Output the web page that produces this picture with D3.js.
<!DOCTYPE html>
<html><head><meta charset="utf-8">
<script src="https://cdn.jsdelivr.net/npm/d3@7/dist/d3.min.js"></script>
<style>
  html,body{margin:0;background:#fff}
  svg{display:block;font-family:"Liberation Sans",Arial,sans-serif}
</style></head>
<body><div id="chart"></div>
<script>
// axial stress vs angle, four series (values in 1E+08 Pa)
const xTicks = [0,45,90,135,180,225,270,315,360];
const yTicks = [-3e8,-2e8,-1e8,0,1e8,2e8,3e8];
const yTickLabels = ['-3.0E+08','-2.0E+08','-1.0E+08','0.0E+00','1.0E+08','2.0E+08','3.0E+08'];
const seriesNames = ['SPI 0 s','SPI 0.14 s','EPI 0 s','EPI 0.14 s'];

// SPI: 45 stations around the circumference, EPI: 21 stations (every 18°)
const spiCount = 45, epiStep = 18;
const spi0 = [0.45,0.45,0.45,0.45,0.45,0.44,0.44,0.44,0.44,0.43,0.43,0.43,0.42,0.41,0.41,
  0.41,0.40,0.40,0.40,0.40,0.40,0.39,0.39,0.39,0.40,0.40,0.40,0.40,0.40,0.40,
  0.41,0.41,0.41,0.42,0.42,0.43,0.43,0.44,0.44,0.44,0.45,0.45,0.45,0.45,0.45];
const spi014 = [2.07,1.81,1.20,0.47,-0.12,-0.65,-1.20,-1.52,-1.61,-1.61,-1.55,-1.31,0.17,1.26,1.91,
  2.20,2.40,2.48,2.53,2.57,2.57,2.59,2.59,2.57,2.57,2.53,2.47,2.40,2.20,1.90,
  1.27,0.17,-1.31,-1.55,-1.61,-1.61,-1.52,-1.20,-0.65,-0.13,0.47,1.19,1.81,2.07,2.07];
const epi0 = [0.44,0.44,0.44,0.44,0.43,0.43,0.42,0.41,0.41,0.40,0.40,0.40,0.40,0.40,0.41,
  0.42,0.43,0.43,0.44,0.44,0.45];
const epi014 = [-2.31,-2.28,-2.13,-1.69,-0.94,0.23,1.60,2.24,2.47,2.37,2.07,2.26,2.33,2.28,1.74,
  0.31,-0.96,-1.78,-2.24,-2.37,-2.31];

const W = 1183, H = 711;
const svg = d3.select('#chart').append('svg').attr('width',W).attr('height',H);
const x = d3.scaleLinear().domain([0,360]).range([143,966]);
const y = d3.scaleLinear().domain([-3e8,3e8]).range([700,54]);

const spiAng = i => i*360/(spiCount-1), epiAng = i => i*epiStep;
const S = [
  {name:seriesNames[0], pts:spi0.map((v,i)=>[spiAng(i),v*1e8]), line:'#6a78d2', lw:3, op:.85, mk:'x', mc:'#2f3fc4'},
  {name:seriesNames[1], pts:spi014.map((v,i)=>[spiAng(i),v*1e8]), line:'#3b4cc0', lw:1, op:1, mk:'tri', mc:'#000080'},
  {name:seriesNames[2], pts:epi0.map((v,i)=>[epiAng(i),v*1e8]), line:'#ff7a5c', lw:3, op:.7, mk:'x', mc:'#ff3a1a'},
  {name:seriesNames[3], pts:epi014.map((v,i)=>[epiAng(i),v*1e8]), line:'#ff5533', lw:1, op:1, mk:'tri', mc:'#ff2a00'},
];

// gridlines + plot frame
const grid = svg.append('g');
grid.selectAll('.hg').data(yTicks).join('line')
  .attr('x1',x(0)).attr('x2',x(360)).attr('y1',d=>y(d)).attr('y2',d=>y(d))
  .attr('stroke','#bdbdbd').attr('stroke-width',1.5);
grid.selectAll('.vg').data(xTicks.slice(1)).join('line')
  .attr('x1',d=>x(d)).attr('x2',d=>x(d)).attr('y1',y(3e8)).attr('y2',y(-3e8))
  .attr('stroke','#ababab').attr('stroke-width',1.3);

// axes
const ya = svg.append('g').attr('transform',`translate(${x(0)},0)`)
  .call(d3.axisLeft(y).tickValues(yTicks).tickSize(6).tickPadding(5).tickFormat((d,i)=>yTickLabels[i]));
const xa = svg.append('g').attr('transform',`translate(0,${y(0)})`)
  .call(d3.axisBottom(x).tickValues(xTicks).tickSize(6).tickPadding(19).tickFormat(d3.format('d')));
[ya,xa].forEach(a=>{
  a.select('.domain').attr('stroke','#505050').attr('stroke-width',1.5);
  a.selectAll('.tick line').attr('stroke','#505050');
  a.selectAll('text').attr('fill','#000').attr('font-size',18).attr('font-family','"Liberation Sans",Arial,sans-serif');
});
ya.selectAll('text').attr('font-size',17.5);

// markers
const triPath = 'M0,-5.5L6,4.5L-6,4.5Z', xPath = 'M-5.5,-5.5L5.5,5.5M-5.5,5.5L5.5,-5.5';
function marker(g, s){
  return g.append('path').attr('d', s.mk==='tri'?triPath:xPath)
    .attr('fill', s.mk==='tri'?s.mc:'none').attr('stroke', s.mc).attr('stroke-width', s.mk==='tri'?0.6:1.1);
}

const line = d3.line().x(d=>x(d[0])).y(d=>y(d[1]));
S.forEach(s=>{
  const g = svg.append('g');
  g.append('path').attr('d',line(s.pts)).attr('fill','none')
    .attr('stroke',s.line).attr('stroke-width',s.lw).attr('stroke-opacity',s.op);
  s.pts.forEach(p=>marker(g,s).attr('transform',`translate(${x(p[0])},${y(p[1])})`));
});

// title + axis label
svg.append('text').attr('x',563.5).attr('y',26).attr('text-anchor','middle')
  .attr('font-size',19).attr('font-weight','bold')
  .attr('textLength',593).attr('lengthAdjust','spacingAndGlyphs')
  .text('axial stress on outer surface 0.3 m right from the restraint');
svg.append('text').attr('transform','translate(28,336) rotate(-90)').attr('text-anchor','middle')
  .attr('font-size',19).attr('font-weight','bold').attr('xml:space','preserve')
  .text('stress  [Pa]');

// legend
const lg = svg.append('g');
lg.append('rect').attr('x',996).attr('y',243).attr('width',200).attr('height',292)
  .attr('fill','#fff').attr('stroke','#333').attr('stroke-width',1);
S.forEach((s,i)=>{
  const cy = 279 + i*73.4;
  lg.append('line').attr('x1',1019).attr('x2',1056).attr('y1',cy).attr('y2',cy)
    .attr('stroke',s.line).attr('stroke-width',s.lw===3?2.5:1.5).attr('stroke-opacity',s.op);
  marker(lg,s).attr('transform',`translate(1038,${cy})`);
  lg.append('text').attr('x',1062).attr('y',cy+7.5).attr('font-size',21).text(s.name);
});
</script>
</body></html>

·····

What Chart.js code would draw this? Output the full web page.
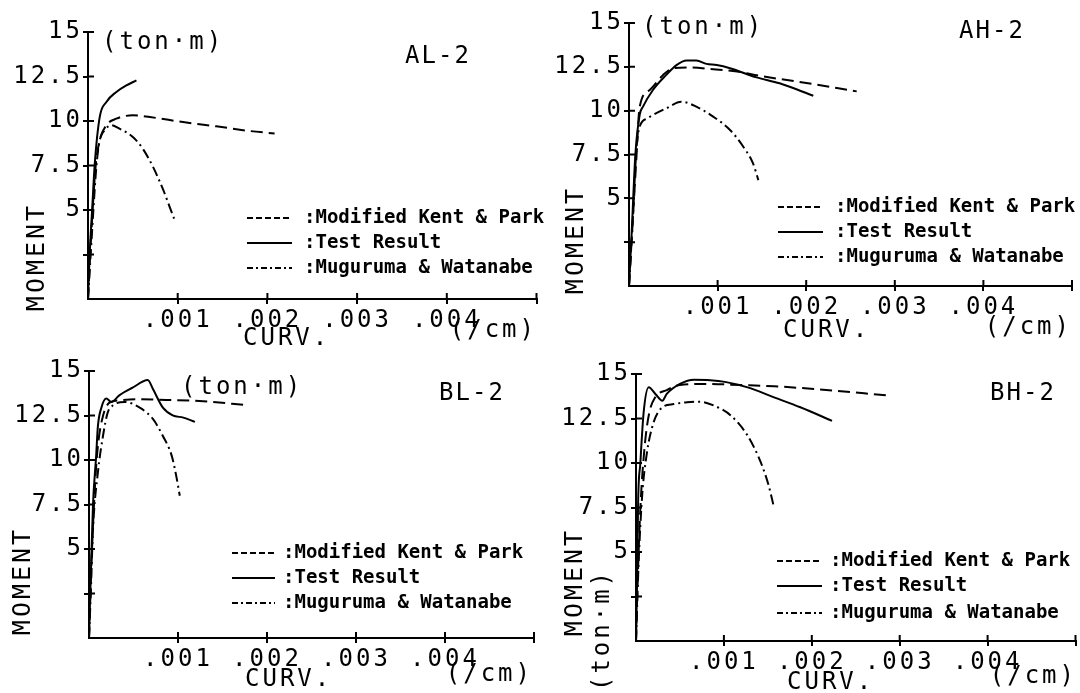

·····

* _TASK TO COMPLETE_: Proceeding from the line containing "Output the web" through the line containing "const seriesNames = ['SPI", transcribe the lines above exactly, both end lines included.

* _RESPONSE_:
Output the web page that produces this picture with D3.js.
<!DOCTYPE html>
<html><head><meta charset="utf-8">
<script src="https://cdn.jsdelivr.net/npm/d3@7/dist/d3.min.js"></script>
<style>
  html,body{margin:0;background:#fff}
  svg{display:block;font-family:"Liberation Sans",Arial,sans-serif}
</style></head>
<body><div id="chart"></div>
<script>
// axial stress vs angle, four series (values in 1E+08 Pa)
const xTicks = [0,45,90,135,180,225,270,315,360];
const yTicks = [-3e8,-2e8,-1e8,0,1e8,2e8,3e8];
const yTickLabels = ['-3.0E+08','-2.0E+08','-1.0E+08','0.0E+00','1.0E+08','2.0E+08','3.0E+08'];
const seriesNames = ['SPI 0 s','SPI 0.14 s','EPI 0 s','EPI 0.14 s'];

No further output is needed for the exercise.